New super-resolution microscopes for TB, HIV/AIDS research

Adapted from UCT News - 2 June 2017

The University of Cape Town's Faculty of Health Sciences officially launched two new state-of-the-art, multi-functional Carl Zeiss confocal and super-resolution microscopes in its Confocal and Light Microscope Imaging Facility. Based in the Department of Human Biology and also the Institute of Infectious Disease and Molecular Medicine (IDM), the new microscopy platform enables a combination of multi-photon-based deep tissue imaging, fast live-cell and super-resolution technologies that will provide researchers in the Biomedical Sciences at UCT and beyond with an array of micro-imaging techniques unique in South Africa.
The platform allows advanced light microscopy imaging and analysis of cells and tissues, and is relevant to a multitude of research disciplines including, but not limited to, cell, cancer and developmental biology, immunology and infectious diseases research, microbiology, neuroscience and plant biotechnology.
"This includes real-time imaging and experimental manipulation of individual, live cells in tissues or small model organisms - crucial to our understanding of how, for example, nerve cells function in health and disease," says Associate Professor Dirk Lang, Head of the UCT Confocal and Light Microscope Imaging Facility.
The new systems will enable the Confocal and Light Microscope Imaging Facility to offer routine imaging of non-infectious and infectious biological samples under appropriate biosafety level 2 (BSL2) and biosafety level 3 (BSL3) containment, respectively, within the UCT FHS campus. This will allow unprecedented access of UCT and other local researchers to super-resolution, real-time live cell and tissue imaging including a multitude of quantitative imaging and analysis techniques.
One of the microscopes, the new super-resolution Elyra S1, is the first instrument of its kind in a BSL3 laboratory in SA, allowing imaging of live pathogens implicated in infectious diseases of greatest relevance within an African context.
"Super-resolution technology, housed in a biosafety facility will provide a means of revealing previously inaccessible detail in biological samples that will help researchers in understanding key cellular processes relevant to health issues of national importance, including TB and HIV/AIDS," says Associate Professor Digby Warner, Associate Member of the IDM.
Funding was received from the National Equipment Programme of the National Research Foundation, the Wellcome Trust and the Wolfson Foundation, as well as UCT and the IDM.
A key component of the Wellcome Trust award is that it ensures 5-year funding for a technical post, thereby ensuring the funds are available to appoint someone with the expertise and skill to provide technical advice to users and oversight of the microscopes. The new equipment will also substantially contribute towards training and building urgently needed national capacity in advanced imaging techniques.

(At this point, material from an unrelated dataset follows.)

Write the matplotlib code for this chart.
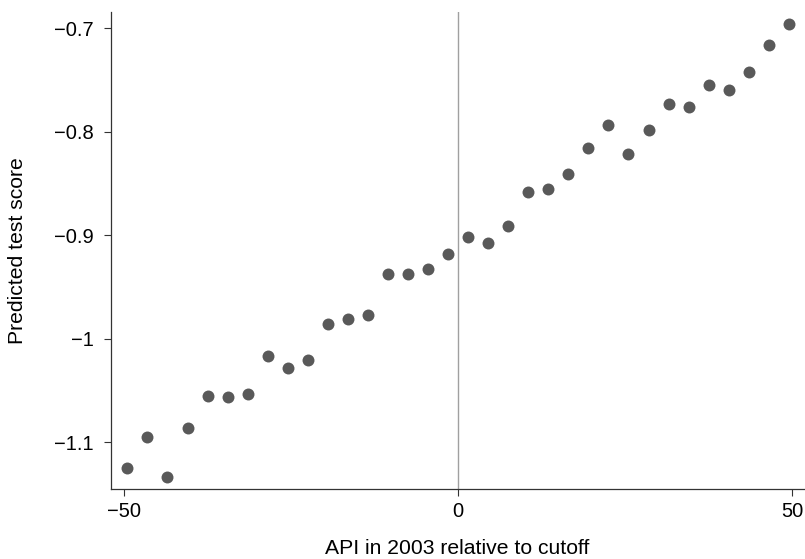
import matplotlib
matplotlib.use("Agg")
import matplotlib.pyplot as plt

# bin midpoints (API relative to cutoff) and predicted score per bin
api_bins = [-49.5, -46.5, -43.5, -40.5, -37.5, -34.5, -31.5, -28.5, -25.5,
            -22.5, -19.5, -16.5, -13.5, -10.5, -7.5, -4.5, -1.5,
            1.5, 4.5, 7.5, 10.5, 13.5, 16.5, 19.5, 22.5, 25.5, 28.5,
            31.5, 34.5, 37.5, 40.5, 43.5, 46.5, 49.5]
pred_score = [-1.1245, -1.0949, -1.1335, -1.0860, -1.0549, -1.0558, -1.0530,
              -1.0162, -1.0278, -1.0205, -0.9853, -0.9812, -0.9770, -0.9377,
              -0.9377, -0.9322, -0.9184,
              -0.9022, -0.9071, -0.8916, -0.8585, -0.8558, -0.8413, -0.8156,
              -0.7932, -0.8213, -0.7981, -0.7732, -0.7765, -0.7549, -0.7594,
              -0.7425, -0.7164, -0.6964]

xticks = [-50, 0, 50]
xtick_labels = ["\u221250", "0", "50"]
yticks = [-1.1, -1.0, -0.9, -0.8, -0.7]
ytick_labels = ["\u22121.1", "\u22121", "\u22120.9", "\u22120.8", "\u22120.7"]

plt.rcParams['font.family'] = ['Liberation Sans', 'DejaVu Sans']

fig = plt.figure(figsize=(8.05, 5.59), dpi=100)
ax = fig.add_axes([0.1375, 0.1247, 0.8615, 0.8538])

ax.axvline(0, color='#a0a0a0', lw=1.0, zorder=1)
ax.plot(api_bins, pred_score, 'o', color='#595959', markersize=8.6,
        markeredgewidth=0, zorder=3)

ax.set_xlim(-52, 51.8)
ax.set_ylim(-1.1454, -0.6845)
ax.set_xticks(xticks)
ax.set_xticklabels(xtick_labels)
ax.set_yticks(yticks)
ax.set_yticklabels(ytick_labels)

for side in ['top', 'right']:
    ax.spines[side].set_visible(False)
for side in ['left', 'bottom']:
    ax.spines[side].set_color('#333333')
    ax.spines[side].set_linewidth(0.9)

ax.tick_params(axis='both', length=5, width=0.8, color='#333333', labelsize=14.5)
ax.tick_params(axis='y', pad=7)
ax.tick_params(axis='x', pad=4)

ax.set_xlabel("API in 2003 relative to cutoff", fontsize=15.2, va='center')
ax.xaxis.set_label_coords(0.5, -0.125)
ax.set_ylabel("Predicted test score", fontsize=15.2, va='center')
ax.yaxis.set_label_coords(-0.134, 0.5)

fig.savefig("out.png", dpi=100)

"In combination, these awards have enabled UCT to initiate a programme to develop a world-class imaging platform for infectious and non-infectious material, while ensuring that advanced technologies are maintained in biosafe core laboratories. Importantly, this process has highlighted the significant benefits inherent in driving multi-disciplinary funding applications within this environment, in this case involving the IDM, Department of Human Biology, and Faculty of Health Sciences,' agree Professors Lang and Warner.